Nessa destruição do sentimento poético, o verso branco, só tocarei ao de leve; mas como vários amigos meus me têm repetidamente pedido a fórmula ou receita para a sua produção, dou neste momento a conhecer as directivas àqueles dos meus leitores que tiveram a coragem de me acompanhar até aqui. Na verdade, no campo da poesia, não há nada mais fácil do que produzir verso branco.
    A primeira coisa a fazer é arranjar tinta, papel e uma caneta; e então escrever normalmente, em linguagem corrente tal como se fala (o que tecnicamente se chama prosa) o que se quer dizer; ou, se for esperto, o que estiver a pensar. O passo seguinte é lançar mão de uma régua graduada em polegadas ou centímetros, e marcar, com um traço, a efusão da sua prosa, cortando quatro polegadas ou dez centímetros no comprimento: eis as linhas da sua composição em verso branco. No caso de a linha não ficar certa, uns «Alases», ou «Ohs» ou «Ahs», ou uma introdução de invocação às Musas preencherão o espaço exigido. Esta é a receita moderna. Claro que não sei directamente se este é o método que os poetas modernos utilizam. Mas, ao examinar os seus poemas, descobri que a evidência interna é conclusiva, apontando sempre para tal método de composição.

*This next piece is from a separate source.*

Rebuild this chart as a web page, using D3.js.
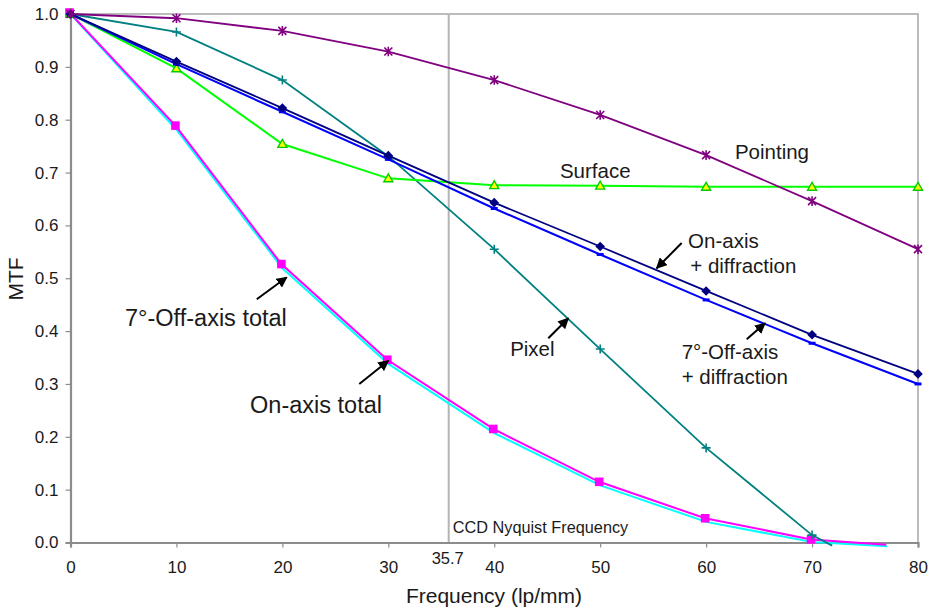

    Quanto à escansão do verso branco, não se preocupe com isso; primeiro, porque seja de que espécie for, os críticos vão encontrar nele os erros mais ultrajantes; mas, se com o tempo se tornar famoso, os mesmos senhores justificarão tudo o que fizer; e ficará surpreendido com as coisas que simbolizou, insinuou, quis dizer.
    Por último, volto a insistir com o leitor que, nesta era do automóvel e da arte pela arte, não há qualquer restrição ao comprimento da linha em poesia. Podem-se escrever linhas de duas, três, cinco, dez, vinte, trinta sílabas ou mais que não tem importância nenhuma; só quando as linhas de um poema contêm mais do que um certo número de sílabas, essa composição é geralmente conhecida por prosa. Esta dificuldade de se saber qual é o número de sílabas que estabelece o limite entre poesia e prosa faz com que seja modernamente impossível distinguir o que é uma e o que é a outra. A distinção interna é, claro está, impossível. Depois de algum estudo, descobri que pode ser geralmente considerada poesia quando cada linha começa com letra maiúscula. Se o leitor conseguir descobrir outra diferença, ficaria muito grato que ma desse a conhecer.